▶ [Stored data]:
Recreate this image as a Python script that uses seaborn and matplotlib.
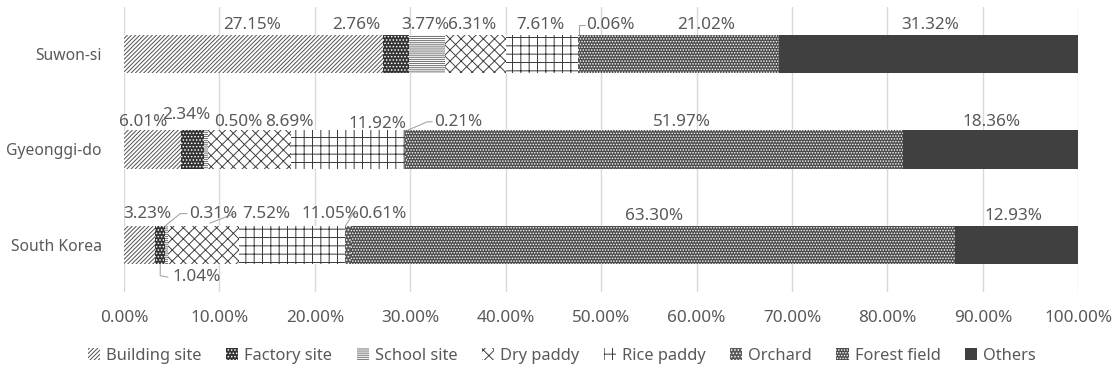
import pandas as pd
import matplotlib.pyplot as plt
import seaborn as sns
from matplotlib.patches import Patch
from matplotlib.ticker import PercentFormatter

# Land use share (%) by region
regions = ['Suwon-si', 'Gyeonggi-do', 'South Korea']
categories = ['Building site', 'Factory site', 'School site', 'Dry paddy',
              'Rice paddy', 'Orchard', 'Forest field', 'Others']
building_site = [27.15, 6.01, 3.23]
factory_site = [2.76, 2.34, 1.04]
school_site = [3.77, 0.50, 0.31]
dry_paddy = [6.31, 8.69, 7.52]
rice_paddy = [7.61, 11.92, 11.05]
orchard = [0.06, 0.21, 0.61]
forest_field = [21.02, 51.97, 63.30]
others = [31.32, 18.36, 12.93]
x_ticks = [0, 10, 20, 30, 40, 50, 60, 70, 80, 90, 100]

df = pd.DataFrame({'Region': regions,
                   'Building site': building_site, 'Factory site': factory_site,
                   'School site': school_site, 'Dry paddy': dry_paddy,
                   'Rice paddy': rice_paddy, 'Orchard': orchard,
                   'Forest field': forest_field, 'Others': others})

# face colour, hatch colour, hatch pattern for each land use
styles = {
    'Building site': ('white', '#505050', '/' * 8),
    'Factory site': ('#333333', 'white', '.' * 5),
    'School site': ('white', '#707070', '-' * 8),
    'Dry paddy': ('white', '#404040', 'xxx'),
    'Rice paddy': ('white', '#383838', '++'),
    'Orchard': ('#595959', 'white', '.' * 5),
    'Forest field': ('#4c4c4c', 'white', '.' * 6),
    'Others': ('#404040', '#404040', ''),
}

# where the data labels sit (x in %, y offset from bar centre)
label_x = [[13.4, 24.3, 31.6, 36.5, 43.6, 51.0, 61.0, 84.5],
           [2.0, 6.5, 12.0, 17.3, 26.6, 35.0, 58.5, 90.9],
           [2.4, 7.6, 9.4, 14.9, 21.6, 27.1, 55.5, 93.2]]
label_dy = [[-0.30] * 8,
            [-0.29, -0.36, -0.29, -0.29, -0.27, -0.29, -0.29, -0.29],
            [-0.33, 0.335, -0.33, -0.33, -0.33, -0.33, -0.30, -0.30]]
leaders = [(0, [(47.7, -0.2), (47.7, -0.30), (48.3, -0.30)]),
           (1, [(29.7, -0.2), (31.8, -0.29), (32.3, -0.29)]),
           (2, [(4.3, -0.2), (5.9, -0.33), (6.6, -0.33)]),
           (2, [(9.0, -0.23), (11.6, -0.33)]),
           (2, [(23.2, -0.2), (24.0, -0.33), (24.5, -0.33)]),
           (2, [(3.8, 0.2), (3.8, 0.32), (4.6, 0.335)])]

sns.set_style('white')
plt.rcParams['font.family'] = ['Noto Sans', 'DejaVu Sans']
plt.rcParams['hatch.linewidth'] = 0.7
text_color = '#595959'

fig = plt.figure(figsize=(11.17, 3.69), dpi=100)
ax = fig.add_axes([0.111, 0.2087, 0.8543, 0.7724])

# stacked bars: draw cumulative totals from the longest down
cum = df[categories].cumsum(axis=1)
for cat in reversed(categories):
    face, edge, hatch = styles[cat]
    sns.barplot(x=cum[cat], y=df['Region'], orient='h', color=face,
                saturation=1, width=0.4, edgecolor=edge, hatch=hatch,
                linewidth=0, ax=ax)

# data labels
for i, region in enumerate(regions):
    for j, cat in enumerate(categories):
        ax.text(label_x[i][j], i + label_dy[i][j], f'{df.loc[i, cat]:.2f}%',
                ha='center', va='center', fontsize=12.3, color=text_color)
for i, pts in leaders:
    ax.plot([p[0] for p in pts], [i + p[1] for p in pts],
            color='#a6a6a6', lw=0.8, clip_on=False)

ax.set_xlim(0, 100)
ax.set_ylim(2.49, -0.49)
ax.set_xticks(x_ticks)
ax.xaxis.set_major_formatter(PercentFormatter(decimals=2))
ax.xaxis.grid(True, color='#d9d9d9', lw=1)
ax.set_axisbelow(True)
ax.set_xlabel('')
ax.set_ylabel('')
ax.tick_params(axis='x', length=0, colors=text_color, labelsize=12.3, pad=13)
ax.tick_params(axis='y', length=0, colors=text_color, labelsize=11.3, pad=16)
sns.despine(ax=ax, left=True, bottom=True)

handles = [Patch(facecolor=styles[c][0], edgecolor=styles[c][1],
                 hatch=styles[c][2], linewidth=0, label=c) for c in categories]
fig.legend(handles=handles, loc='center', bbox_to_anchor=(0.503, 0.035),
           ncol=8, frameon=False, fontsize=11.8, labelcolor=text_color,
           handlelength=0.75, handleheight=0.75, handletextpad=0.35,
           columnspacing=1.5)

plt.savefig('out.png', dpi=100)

▶ [Given exercise]: Report all lines of the data above that include the string "matplotlib".

▶ [Exercise response]:
Recreate this image as a Python script that uses seaborn and matplotlib.
import matplotlib.pyplot as plt
from matplotlib.patches import Patch
from matplotlib.ticker import PercentFormatter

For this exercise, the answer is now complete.